━━━ RECORD EXCERPTS ━━━

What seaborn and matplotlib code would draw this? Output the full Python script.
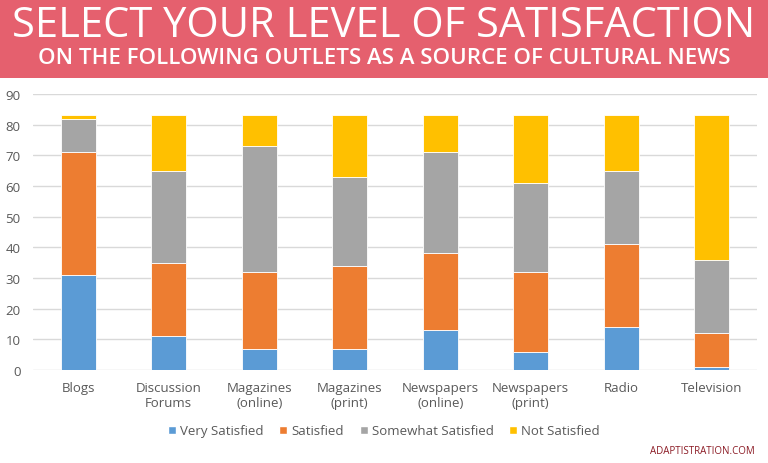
import numpy as np
import pandas as pd
import seaborn as sns
import matplotlib.pyplot as plt
from matplotlib.patches import Rectangle, Patch

# datos
outlets = ['Blogs', 'Discussion\nForums', 'Magazines\n(online)', 'Magazines\n(print)',
           'Newspapers\n(online)', 'Newspapers\n(print)', 'Radio', 'Television']
very_satisfied = [31, 11, 7, 7, 13, 6, 14, 1]
satisfied = [40, 24, 25, 27, 25, 26, 27, 11]
somewhat_satisfied = [11, 30, 41, 29, 33, 29, 24, 24]
not_satisfied = [1, 18, 10, 20, 12, 22, 18, 47]
levels = ['Very Satisfied', 'Satisfied', 'Somewhat Satisfied', 'Not Satisfied']
colores = ['#5B9BD5', '#ED7D31', '#A5A5A5', '#FFC000']

sns.set_style('white')
plt.rcParams['font.family'] = ['Open Sans', 'DejaVu Sans']

fig = plt.figure(figsize=(7.68, 4.64), dpi=100)
# banda de titulo
fig.patches.append(Rectangle((0, 1 - 79 / 464), 1, 79 / 464, transform=fig.transFigure,
                             facecolor='#E5606E', edgecolor='none', zorder=0))
fig.text(0.5, 1 - 26 / 464, 'SELECT YOUR LEVEL OF SATISFACTION', ha='center', va='center',
         color='white', fontsize=30)
fig.text(0.5, 1 - 58 / 464, 'ON THE FOLLOWING OUTLETS AS A SOURCE OF CULTURAL NEWS',
         ha='center', va='center', color='white', fontsize=16, fontweight='semibold')

ax = fig.add_axes([33 / 768, 1 - 371 / 464, (757 - 33) / 768, (371 - 95) / 464])

df = pd.DataFrame({'outlet': outlets, 'Very Satisfied': very_satisfied, 'Satisfied': satisfied,
                   'Somewhat Satisfied': somewhat_satisfied, 'Not Satisfied': not_satisfied})
base = np.zeros(len(outlets))
for nivel, c in zip(levels, colores):
    sns.barplot(x='outlet', y=nivel, data=df, color=c, bottom=base, width=0.39, saturation=1,
                edgecolor='white', linewidth=0.6, ax=ax, zorder=3)
    base = base + df[nivel].values

ax.set_ylim(0, 90)
ax.set_yticks(range(0, 91, 10))
ax.set_xlim(-0.5, len(outlets) - 0.5)
ax.grid(axis='y', color='#D9D9D9', linewidth=1, zorder=0)
ax.set_axisbelow(True)
sns.despine(ax=ax, left=True, bottom=True, top=True, right=True)
ax.set_xlabel('')
ax.set_ylabel('')
ax.tick_params(axis='both', length=0, labelcolor='#595959', labelsize=9.5)
ax.tick_params(axis='y', pad=9)
ax.tick_params(axis='x', pad=8)

handles = [Patch(facecolor=c, label=l) for c, l in zip(colores, levels)]
fig.legend(handles=handles, loc='center', bbox_to_anchor=(0.5, 1 - 432 / 464), ncol=4,
           frameon=False, fontsize=9.5, handlelength=0.6, handleheight=0.6,
           handletextpad=0.3, columnspacing=1.2, labelcolor='#595959')

fig.text(755 / 768, 1 - 452 / 464, 'ADAPTISTRATION.COM', ha='right', va='center',
         color='#8B1A24', fontsize=7)

fig.savefig('out.png', dpi=100)
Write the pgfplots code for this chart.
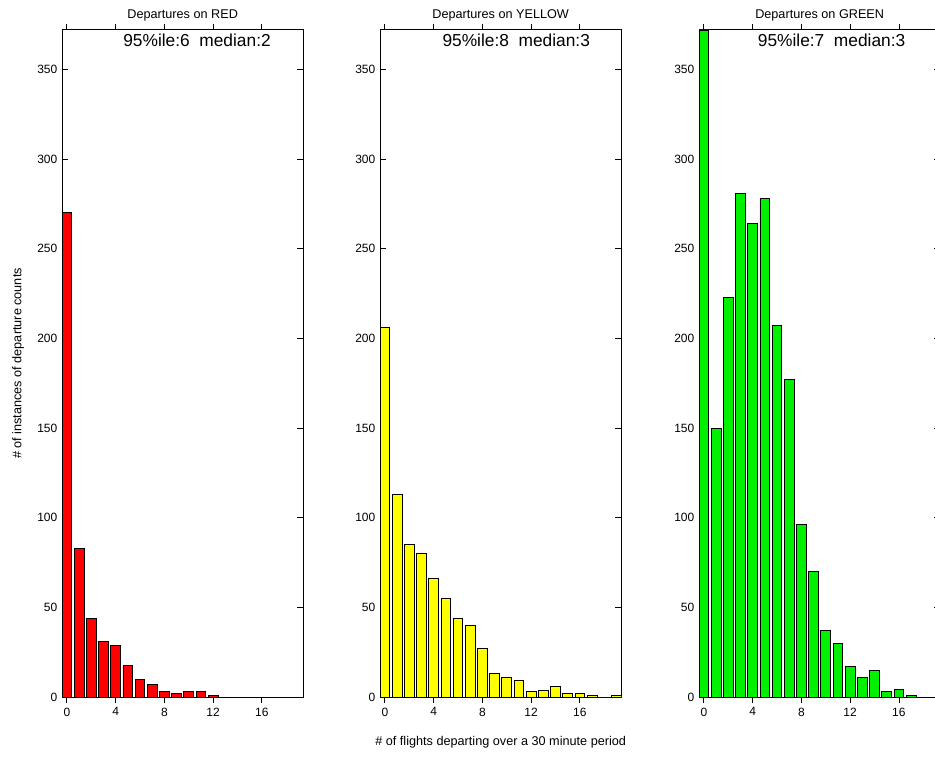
\documentclass[border=0pt]{standalone}
\usepackage{pgfplots}
\pgfplotsset{compat=1.18}
\usepackage{fontspec}
\setmainfont{Liberation Sans}
\definecolor{barred}{rgb}{1,0,0}
\definecolor{baryellow}{rgb}{1,1,0}
\definecolor{bargreen}{rgb}{0,0.94,0}
\pgfplotsset{
  panel/.style={
    scale only axis, width=181pt, height=500.25pt,
    xmin=-0.4, xmax=19.4, ymin=0, ymax=372,
    xtick={0,4,8,12,16}, ytick={0,50,...,350},
    tick align=inside, major tick length=4.5pt,
    axis line style={line width=0.75pt},
    tick style={black, line width=0.6pt},
    every tick label/.append style={font=\fontsize{9}{11}\selectfont},
    /pgf/number format/assume math mode=true,
    title style={font=\fontsize{9.5}{11}\selectfont, yshift=-3pt},
    label style={font=\fontsize{9.5}{11}\selectfont},
    xlabel style={yshift=-8pt},
    ylabel style={yshift=3pt},
    ybar, bar width=0.8,
    anchor=south west,
  },
  bars/.style={fill=#1, draw=black, line width=0.6pt},
}
\begin{document}
\begin{tikzpicture}
\path[use as bounding box] (0,0) rectangle (701.25pt,573.75pt);
\clip (0,0) rectangle (701.25pt,573.75pt);
% RED
\begin{axis}[panel, at={(46.5pt,51pt)}, title={Departures on RED},
  ylabel={\# of instances of departure counts}]
\addplot[bars=barred] coordinates {
(0,270) (1,83) (2,44) (3,31) (4,29) (5,17.5) (6,10) (7,7) (8,3) (9,2)
(10,3) (11,3) (12,1)};
\node[anchor=north west, font=\fontsize{13}{15}\selectfont, inner sep=1pt, yshift=-2pt] at (axis cs:4.5,372) {95\%ile:6\ \ median:2};
\end{axis}
% YELLOW
\begin{axis}[panel, at={(285pt,51pt)}, title={Departures on YELLOW},
  xlabel={\# of flights departing over a 30 minute period}]
\addplot[bars=baryellow] coordinates {
(0,206) (1,113) (2,85) (3,80) (4,66) (5,55) (6,44) (7,40) (8,27) (9,13)
(10,11) (11,9) (12,3) (13,3.5) (14,6) (15,2) (16,2) (17,0.7) (18,0) (19,0.7)};
\node[anchor=north west, font=\fontsize{13}{15}\selectfont, inner sep=1pt, yshift=-2pt] at (axis cs:4.6,372) {95\%ile:8\ \ median:3};
\end{axis}
% GREEN
\begin{axis}[panel, at={(524.25pt,51pt)}, title={Departures on GREEN}]
\addplot[bars=bargreen] coordinates {
(0,372) (1,150) (2,223) (3,281) (4,264) (5,278) (6,207) (7,177) (8,96) (9,70)
(10,37) (11,30) (12,17) (13,11) (14,15) (15,3) (16,4) (17,0.7)};
\node[anchor=north west, font=\fontsize{13}{15}\selectfont, inner sep=1pt, yshift=-2pt] at (axis cs:4.3,372) {95\%ile:7\ \ median:3};
\end{axis}
\end{tikzpicture}
\end{document}
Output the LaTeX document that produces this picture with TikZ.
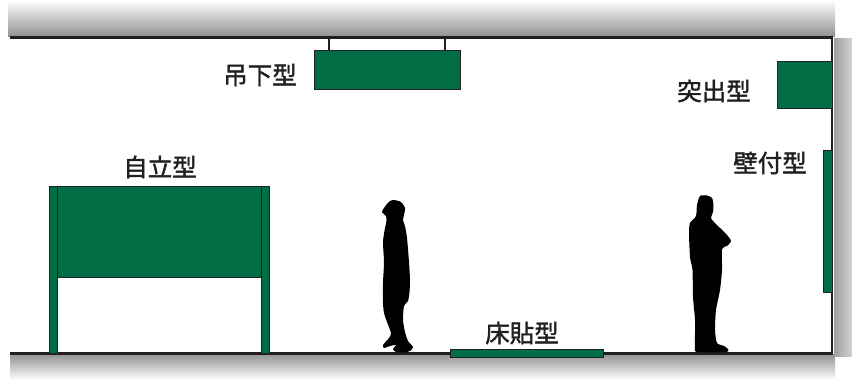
\documentclass[tikz,border=0pt]{standalone}
\usepackage{fontspec}
\newfontfamily\cjk[FakeBold=1.6]{Noto Sans CJK JP}
\definecolor{signgreen}{HTML}{006D45}
\definecolor{ink}{HTML}{231F20}
\begin{document}
\begin{tikzpicture}[x=1pt,y=-1pt,
  sign/.style={draw=ink, line width=0.8pt, fill=signgreen, inner sep=0pt, outer sep=0pt, anchor=north west},
  tag/.style={font=\cjk\fontsize{24.5}{24.5}\selectfont, text=ink, inner sep=0pt},
  wire/.style={draw=ink, line width=1.3pt},
  structure/.style={draw=ink, line width=3pt},
  person/.style={fill=black}]
\useasboundingbox (0,0) rectangle (852,380);

% shading of ceiling, floor and side wall
\shade[top color=white, bottom color=gray!85] (8,0) rectangle (835,36);
\shade[top color=gray!85, bottom color=white] (10,354) rectangle (835,380);
\shade[left color=gray!75, right color=gray!35] (834,38) rectangle (852,356);

% room outline
\coordinate (ceilL) at (10,37);
\coordinate (ceilR) at (833,37);
\coordinate (floorL) at (10,353);
\coordinate (floorR) at (833,353);
\draw[structure] (ceilL) -- (ceilR);
\draw[structure, line width=2pt] ([xshift=-1pt]ceilR) -- ([xshift=-1pt]floorR);
\draw[structure] (floorL) -- (floorR);

% hanging sign
\node[sign, minimum width=146pt, minimum height=39pt] (hang) at (314,50) {};
\coordinate (w1) at (329,37);
\coordinate (w2) at (445,37);
\draw[wire] (w1) -- (w1 |- hang.north);
\draw[wire] (w2) -- (w2 |- hang.north);
\node[tag] (hangtxt) at (260,75) {吊下型};

% projecting sign
\node[sign, minimum width=55pt, minimum height=47pt] (proj) at (777,61) {};
\node[tag] (projtxt) at (714,91) {突出型};

% wall-mounted sign
\node[sign, minimum width=9pt, minimum height=142pt] (wall) at (823,150) {};
\node[tag] (walltxt) at (770,163) {壁付型};

% free-standing sign
\node[sign, minimum width=8pt, minimum height=167pt] (postL) at (49,186) {};
\node[sign, minimum width=8pt, minimum height=167pt] (postR) at (261,186) {};
\node[sign, minimum width=204pt, minimum height=91pt] (panel) at (57,186) {};
\node[tag] (standtxt) at (160,167) {自立型};

% floor sign
\node[sign, minimum width=153pt, minimum height=8pt] (floorsign) at (450,349) {};
\node[tag] (floortxt) at (522,333) {床貼型};

% walking person looking up
\fill[person] plot[smooth cycle, tension=0.4] coordinates {
  (394,200) (401,202) (405,208) (404,215) (403,220) (405,226) (407,238)
  (409,262) (410,280) (409.5,292) (408,301) (404,306) (403,320) (405,332)
  (408,341) (413,347) (410,351) (404,352.5) (396,352) (393,349) (396,345)
  (390,346) (384,348) (383,345) (389,338) (391,333) (387,322) (384,313)
  (383,303) (383,283) (384,262) (383,242) (385,228) (386.5,221) (386,216)
  (382,212) (384,208) (387,204) (390,201)};

% standing person with folded arms
\fill[person] plot[smooth cycle, tension=0.4] coordinates {
  (700,196) (707,195.5) (712,198) (713.5,205) (713,212) (711,218) (714,222)
  (720,228) (727,235) (731,241) (727,246) (722,249) (722,270) (720,290)
  (716,310) (715,330) (717,343) (724,346) (728,349) (726,352) (697,352)
  (695,346) (695,320) (693,297) (692.5,270) (690,257) (689,233) (690,223)
  (696,216) (697,205)};
\end{tikzpicture}
\end{document}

━━━

*WHAT TO PRODUCE*. Search the lines above for the string "draw", then show every one that has it.

*FINAL RESULT*.
What seaborn and matplotlib code would draw this? Output the full Python script.
  bars/.style={fill=#1, draw=black, line width=0.6pt},
  sign/.style={draw=ink, line width=0.8pt, fill=signgreen, inner sep=0pt, outer sep=0pt, anchor=north west},
  wire/.style={draw=ink, line width=1.3pt},
  structure/.style={draw=ink, line width=3pt},
\draw[structure] (ceilL) -- (ceilR);
\draw[structure, line width=2pt] ([xshift=-1pt]ceilR) -- ([xshift=-1pt]floorR);
\draw[structure] (floorL) -- (floorR);
\draw[wire] (w1) -- (w1 |- hang.north);
\draw[wire] (w2) -- (w2 |- hang.north);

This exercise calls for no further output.